Kita kupas satu-satu biar lebih dialogis dan para pembaca bisa sambil duduk lesehan makan singkong rebus dan segelas teh ginastel alias legi panas tur kenthel,..hehehehhe
1. Kekeliruan kesimpulan dari Bung Tomo pada poin pertama adalah beliau kurang menyukai membaca siroh nabawiyah atau setidaknya sedikitnya literatur yang dibaca mengenai format pemerintahan dan pengelolaan sebuah negara di dalam konteks Islam. Bahwa Rasulullah SAW bukan saja menjadi Nabi/Rasul umat Islam, melainkan beliau diutus untuk seluruh umat sedunia...(esther empat, abbah jappy dan radix wp, pastilah termasuk umat beliau walaupun mereka masih ingkar). Ada beberapa rujukan ( ayat dan hadits) yang lugas menyatakan hal ini, antara lain;
Dan Kami tidak mengutusmu, melainkan kepada umat manusia seluruhnya, sebagai pembawa berita gembira dan sebagai pemberi peringatan, tetapi kebanyakan manusia tiada menge-tahui. [QS. Saba’ (34): 28]

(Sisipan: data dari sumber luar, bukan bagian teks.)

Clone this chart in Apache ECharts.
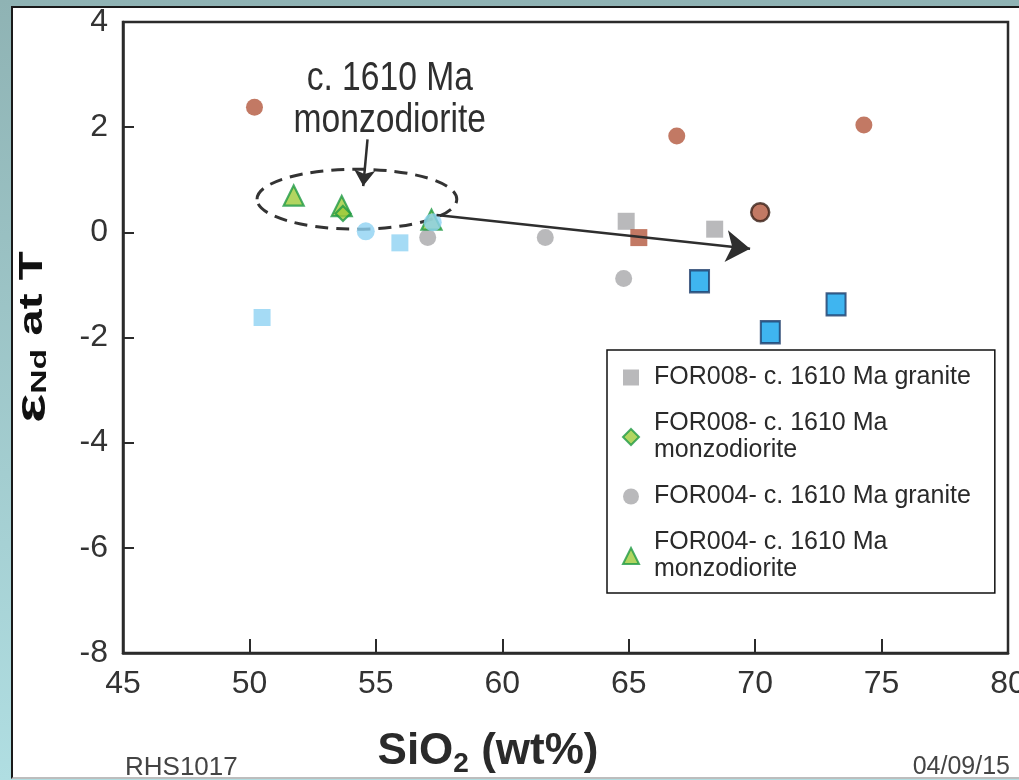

Demi (Allah) Yang jiwa Muhammad di tanganNya, tidaklah seorangpun di kalangan umat ini, Yahudi atau Nashrani, mendengar tentang aku, kemudian dia mati, dan tidak beriman kepada apa yang aku diutus dengan-nya, kecuali dia termasuk para peng-huni neraka. [Hadits Shohih Riwayat Muslim, no: 153, dari Abu Huroiroh]
Dan tentu saja apapun implikasi dari dua contoh diatas menyebabkan tidak ada satupun hal yang bisa mengingkari kepimpinan beliau. Apabila Piagam Madinah tidak di anggap sebagai sebuah hukum bagi sebuah wilayah berdaulat dan mempunyai rakyat merupakan kebodohan belaka. Atau bisa saja mungkin (atau bahkan) belum sempat untuk membaca isi dari Piagam tersebut sehingga terlihat naif dan under estimate kepada apa yang telah Rasulullah perbuat untuk memimpin sebuah negara besar dan merupakan sebuah role model bagi keterkinian, silahkan mampir di sini dan di sini untuk di baca dengan seksama dan seleluasa mungkin. Demikian jelas uraian makhluk mulia tersebut membuat sebuah pernyataan kesepakatan dan telak-telak meletakkan Islam sebagai sebuah fondasi tanpa syarat. Baca pasal 23 mengenai pernyataan penting mengenai ketaatan terhadap hukum-hukum yang dipersyaratkan Islam yakni Quran wa Sunnah.
2. Pada poin kedua, kita tidak perlu mencari rujukan untuk faktualitas dari penerapan sistim dajjal tersebut. Di Indonesia yang terjadi adalah saling makan uang rakyat, saling berlomba-lomba mencari uang haram . Dan adagium Fox Populi Fox Dei adalah sifat utopia, rakyat tetap menjadi cecunguk dan obyek untuk mencari kekayaan. Saling kontrol di dalam format sangat destruktif dan menyengsarakan rakyat, suara rakyat suara Tuhan sejatinya saja sudah mengarah kepada kalimat anti Tauhid.
Kemudian Pers Bebas? Bukan pers bebas tapi pers penakut, anti keadilan bagi umat Islam dan subyektif. Mungkin di kanal keroyokan ini tidaklah begitu getol membuat perimbangan secara informatif, tapi lihat saja beberapa kasus terkini mengenai seorang Ustadz di pukuli secara emosional oleh seorang Pendeta di Bekasi tidak mendapatkan slot nan fair, kaum muslim dininabobokan oleh perasaan minder dan ewuh pekewuh kepada umat lain sementara mereka (kita sih tahulah siapa mereka yg dimaksud) dengan leluasa untuk memborbardir informasi sepihak. Seperti pembantaian umat di Poso, Sampit dan Ambon. Kemana pers yang bebas tersebut?